Closed halo8218 closed 4 years ago

halo8218 commented 4 years ago

Thank you for releasing the evaluation code. AA attack evaluation is very helpful in studying the adversarial robustness, especially on Cifar10 benchmark. However, when I tried to evaluate my model(trained on cifar100, TF1.13), it took too much time to run the code. The longer the running time is, the longer the gpu utilization is maintained at 0%. How can I solve this problem?

fra31 commented 4 years ago

Hi,

which version of AA are you using? The initial one contained the untargeted version of FAB, which requires the Jacobian matrix to be built and computed which is very expensive for datasets with many classes (and also the implementation of the targeted version had the same issue). We then restructured a bit AA, so that now it contains only FAB-T (the targeted version) with an improved implementation (see also the README.md for details).
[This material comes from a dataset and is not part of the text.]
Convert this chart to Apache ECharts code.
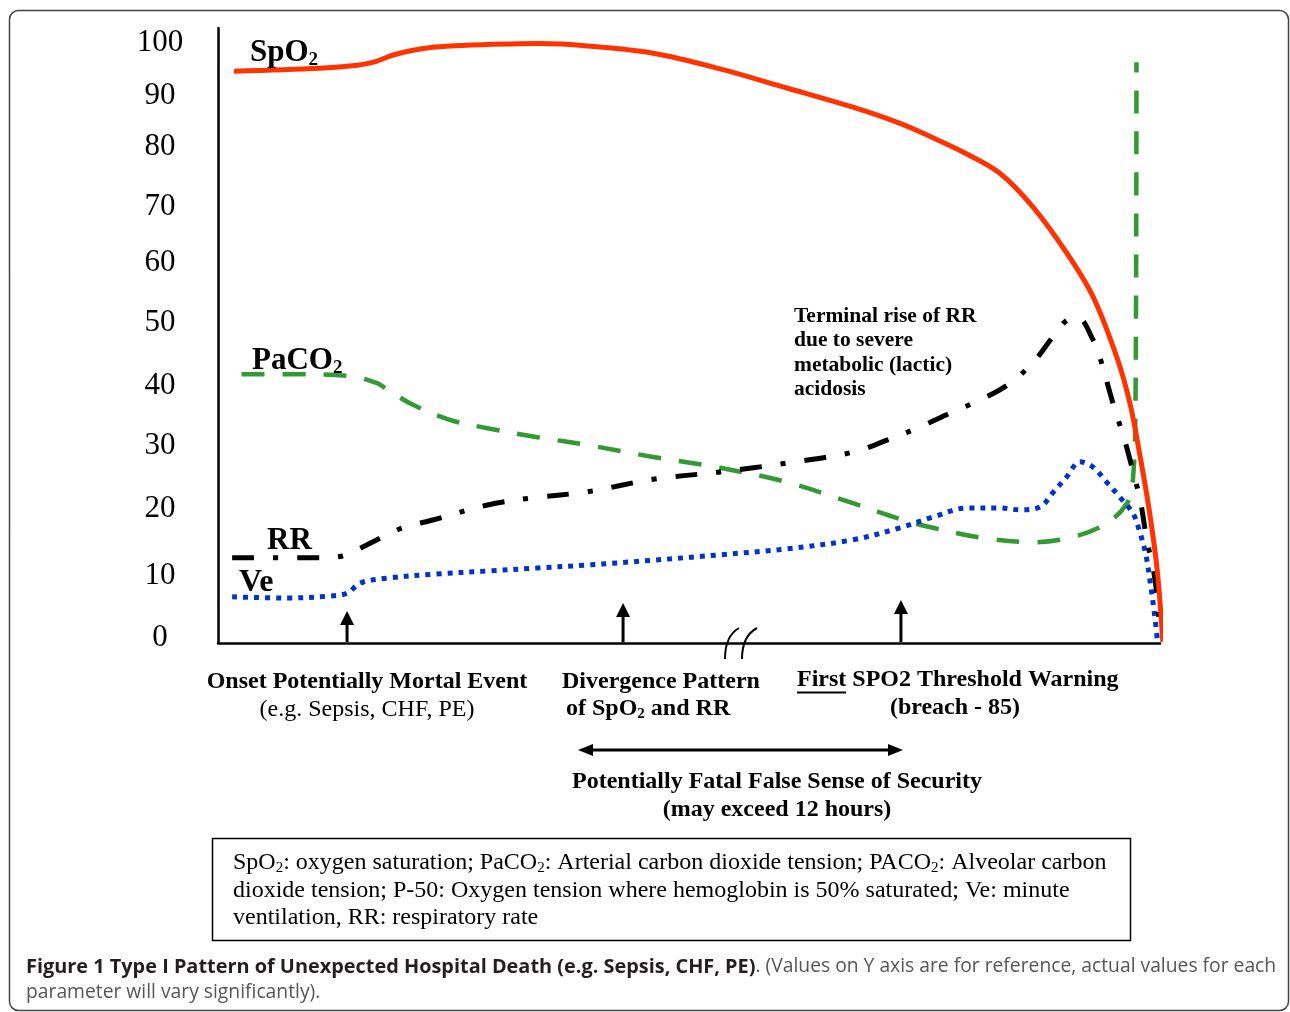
<!DOCTYPE html>
<html><head><meta charset="utf-8">
<script src="https://cdn.jsdelivr.net/npm/echarts@6/dist/echarts.min.js"></script>
<style>html,body{margin:0;padding:0;background:#fff;} #c{width:1290px;height:1012px;}</style>
</head><body><div id="c"></div>
<script>
// ---- data (x: relative time, y: relative value on the drawn scale) ----
const spo2T = [1.7, 10.8, 14.8, 16.5, 18.6, 20.7, 22.8, 26.0, 34.2, 39.2, 46.2, 53.3, 60.4, 67.4, 72.4, 75.9, 79.5, 83.0, 86.5, 90.1, 92.9, 95.4, 96.8, 97.9, 98.9, 99.7, 100.3];
const spo2V = [95.3, 95.8, 96.3, 96.8, 98.0, 98.8, 99.3, 99.6, 99.9, 99.5, 98.3, 95.7, 92.5, 89.3, 86.6, 84.2, 81.5, 78.3, 72.7, 65.0, 57.7, 47.7, 40.0, 31.0, 21.7, 12.2, 0.2];

const pacoT = [2.5, 8.7, 14.0, 16.9, 17.9, 20.7, 24.6, 28.6, 33.9, 39.2, 46.2, 53.3, 60.4, 67.4, 72.7, 75.9, 81.2, 86.5, 90.8, 94.4, 96.5, 97.1, 97.4, 97.5];
const pacoV = [44.8, 44.8, 44.5, 43.3, 42.3, 39.7, 37.2, 35.8, 34.3, 33.0, 31.0, 29.2, 26.8, 23.3, 20.5, 19.2, 17.5, 16.8, 17.7, 20.0, 23.3, 26.7, 40.0, 96.8];

const rrT = [1.5, 10.8, 13.2, 15.1, 17.5, 19.6, 22.8, 28.6, 33.4, 39.2, 46.2, 53.3, 60.4, 67.4, 71.0, 74.5, 77.7, 80.9, 83.8, 86.5, 88.6, 90.1, 91.3, 92.9, 93.6, 95.0, 96.3, 97.1, 97.9, 98.6, 99.3, 99.7, 100.0];
const rrV = [14.2, 14.2, 14.5, 15.8, 17.7, 19.2, 20.5, 23.0, 24.2, 25.2, 27.3, 28.5, 30.0, 31.8, 33.8, 36.0, 38.3, 40.5, 43.0, 46.7, 51.0, 53.8, 54.2, 50.5, 47.7, 40.0, 33.5, 28.8, 23.8, 17.2, 12.2, 7.7, 1.3];

const veT = [1.5, 7.3, 11.6, 13.7, 15.1, 17.9, 23.2, 28.6, 33.9, 39.2, 46.2, 53.3, 60.4, 67.4, 72.4, 75.9, 79.5, 83.0, 85.1, 87.3, 88.6, 90.1, 91.5, 92.9, 94.4, 95.8, 97.1, 97.8, 98.5, 99.0, 99.4, 99.7];
const veV = [7.7, 7.5, 7.8, 8.3, 10.0, 10.8, 11.5, 12.0, 12.5, 13.0, 13.8, 14.7, 15.7, 17.2, 19.2, 21.0, 22.5, 22.5, 22.2, 22.7, 25.0, 27.7, 30.2, 29.3, 26.7, 24.2, 21.7, 18.8, 14.7, 9.7, 5.0, 0.8];

// y tick labels and where each sits on the (hand-drawn, uneven) axis
const yTickLabels = ['0', '10', '20', '30', '40', '50', '60', '70', '80', '90', '100'];
const yTickAt = [0.8, 11.2, 22.3, 32.8, 42.8, 53.3, 63.3, 72.7, 82.7, 91.2, 100.0];

// event arrows on the time axis
const eventT = [13.7, 43.0, 72.5];

const zip = (a, b) => a.map((v, i) => [v, b[i]]);
const SERIF = "'Liberation Serif','Times New Roman',serif";
const SANS = "'Open Sans','Noto Sans',sans-serif";

const chart = echarts.init(document.getElementById('c'), null, {renderer: 'canvas'});

function lineSeries(name, t, v, color, width, dash, z) {
  return {
    name, type: 'line', data: zip(t, v), smooth: 0.35, symbol: 'none', clip: false, z,
    lineStyle: {color, width, type: dash, cap: 'butt', join: 'round'},
    emphasis: {disabled: true}
  };
}

const option = {
  animation: false,
  backgroundColor: '#fff',
  grid: {left: 218, top: 28, width: 942, height: 615},
  xAxis: {
    type: 'value', min: 0, max: 100,
    axisLine: {show: true, lineStyle: {color: '#000', width: 2.5}},
    axisTick: {show: false}, axisLabel: {show: false}, splitLine: {show: false}
  },
  yAxis: {
    type: 'value', min: 0, max: 102.5,
    axisLine: {show: true, lineStyle: {color: '#000', width: 2.5}},
    axisTick: {show: false}, splitLine: {show: false},
    axisLabel: {
      customValues: yTickAt,
      formatter: function (v) {
        let b = 0;
        for (let i = 0; i < yTickAt.length; i++) if (Math.abs(yTickAt[i] - v) < Math.abs(yTickAt[b] - v)) b = i;
        return yTickLabels[b];
      },
      fontFamily: SERIF, fontSize: 31, color: '#000', align: 'center', margin: 58
    }
  },
  series: [
    lineSeries('PaCO2', pacoT, pacoV, '#339933', 4.5, [23, 18], 2),
    lineSeries('Ve', veT, veV, '#0033cc', 5, [5, 6], 3),
    lineSeries('RR', rrT, rrV, '#000000', 5, [22, 19, 5, 19], 4),
    lineSeries('SpO2', spo2T, spo2V, '#ff3300', 5, 'solid', 5)
  ]
};
chart.setOption(option);

// ---------- annotations ----------
const g = [];
function txt(x, y, text, opt) {
  g.push(Object.assign({type: 'text', x, y, silent: true, z: 50, style: Object.assign({
    text, fontFamily: SERIF, fontSize: 24, fontWeight: 'bold', fill: '#000',
    textAlign: 'left', textVerticalAlign: 'middle'
  }, opt || {})}));
}
const subRich = (size, pad, bold) => ({
  n: {fontFamily: SERIF, fontSize: size, fontWeight: bold ? 'bold' : 'normal', fill: '#000'},
  s: {fontFamily: SERIF, fontSize: Math.round(size * 0.62), fontWeight: bold ? 'bold' : 'normal', fill: '#000', padding: [pad, 0, 0, 0]}
});

// outer frame
g.push({type: 'rect', z: 1, silent: true, shape: {x: 9.5, y: 10.5, width: 1279, height: 1000, r: 9},
  style: {fill: 'none', stroke: '#444', lineWidth: 1.5}});

// curve labels
txt(250, 53, '{n|SpO}{s|2}', {rich: subRich(31, 14, true)});
txt(252, 361, '{n|PaCO}{s|2}', {rich: subRich(31, 14, true)});
txt(267, 541, 'RR', {fontSize: 31});
txt(239, 583, 'Ve', {fontSize: 32});

// terminal rise note
['Terminal rise of RR', 'due to severe', 'metabolic (lactic)', 'acidosis'].forEach((s, i) => txt(794, 316 + i * 24.5, s, {fontSize: 21.5}));

// axis break
g.push({type: 'bezierCurve', z: 20, silent: true, shape: {x1: 725, y1: 659, x2: 739, y2: 628, cpx1: 725, cpy1: 636},
  style: {stroke: '#000', lineWidth: 2, fill: 'none'}});
g.push({type: 'bezierCurve', z: 20, silent: true, shape: {x1: 742, y1: 659, x2: 757, y2: 628, cpx1: 742, cpy1: 636},
  style: {stroke: '#000', lineWidth: 2, fill: 'none'}});

// event arrows
const arrowLen = [31, 39, 42];
eventT.forEach((t, i) => {
  const p = chart.convertToPixel({gridIndex: 0}, [t, 0]);
  const x = p[0], y0 = p[1] - 1, tip = y0 - arrowLen[i];
  g.push({type: 'line', z: 20, silent: true, shape: {x1: x, y1: y0, x2: x, y2: tip + 10}, style: {stroke: '#000', lineWidth: 3}});
  g.push({type: 'polygon', z: 20, silent: true, shape: {points: [[x, tip], [x - 7, tip + 14], [x + 7, tip + 14]]}, style: {fill: '#000'}});
});

// bottom labels
txt(367, 682, 'Onset Potentially Mortal Event', {textAlign: 'center'});
txt(367, 710, '(e.g. Sepsis, CHF, PE)', {textAlign: 'center', fontWeight: 'normal'});
txt(562, 682, 'Divergence Pattern');
txt(566, 709, '{n|of SpO}{s|2}{n| and RR}', {rich: subRich(24, 11, true)});
txt(797, 680, 'First SPO2 Threshold Warning');
g.push({type: 'line', z: 20, silent: true, shape: {x1: 797, y1: 692.5, x2: 846, y2: 692.5}, style: {stroke: '#000', lineWidth: 2}});
txt(955, 708, '(breach - 85)', {textAlign: 'center'});

// double arrow
g.push({type: 'line', z: 20, silent: true, shape: {x1: 588, y1: 750, x2: 892, y2: 750}, style: {stroke: '#000', lineWidth: 3}});
g.push({type: 'polygon', z: 20, silent: true, shape: {points: [[578, 750], [593, 744], [593, 756]]}, style: {fill: '#000'}});
g.push({type: 'polygon', z: 20, silent: true, shape: {points: [[903, 750], [888, 744], [888, 756]]}, style: {fill: '#000'}});

txt(777, 782, 'Potentially Fatal False Sense of Security', {textAlign: 'center'});
txt(777, 810, '(may exceed 12 hours)', {textAlign: 'center'});

// abbreviation box
g.push({type: 'rect', z: 20, silent: true, shape: {x: 212.5, y: 838.5, width: 918, height: 102},
  style: {fill: '#fff', stroke: '#000', lineWidth: 1.5}});
const boxRich = subRich(24, 11, false);
txt(233, 863, '{n|SpO}{s|2}{n|: oxygen saturation; PaCO}{s|2}{n|: Arterial carbon dioxide tension; PACO}{s|2}{n|: Alveolar carbon}', {rich: boxRich, fontWeight: 'normal'});
txt(233, 891, 'dioxide tension; P-50: Oxygen tension where hemoglobin is 50% saturated; Ve: minute', {fontSize: 24, fontWeight: 'normal'});
txt(233, 918, 'ventilation, RR: respiratory rate', {fontSize: 24, fontWeight: 'normal'});

// caption
const capRich = {
  b: {fontFamily: SANS, fontSize: 19.9, fontWeight: 'bold', fill: '#231f20'},
  n: {fontFamily: SANS, fontSize: 19.3, fontWeight: 'normal', fill: '#555'}
};
txt(26, 967, '{b|Figure 1 Type I Pattern of Unexpected Hospital Death (e.g. Sepsis, CHF, PE)}{n|. (Values on Y axis are for reference, actual values for each}', {rich: capRich});
txt(26, 993, '{n|parameter will vary significantly).}', {rich: capRich});

chart.setOption({graphic: {elements: g}});
</script>
</body></html>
In our experiments on CIFAR-100 and ImageNet we run it against the top-9 classes (after excluding the correct one) predicted by the classifier for the clean point. We use the same strategy for APGD-DLR (targeted version with 9 classes). The number of classes can be set e.g. here.

In this way, the runtime on CIFAR-100 should be roughly equivalent to that on CIFAR-10, since the input dimension is the same.

In general, in order to use TF models, one has to convert the PT tensors to numpy (on the CPU) and back for every call of the classifier. This might be a reason for the drops in the GPU utilization. However, as mentioned above, this effect should be mitigated by not generating and computing the full Jacobian (the improvement in runtime should be significant even on CIFAR-10).

Hope this helps! If not, please let me know and I'll investigate this issue further.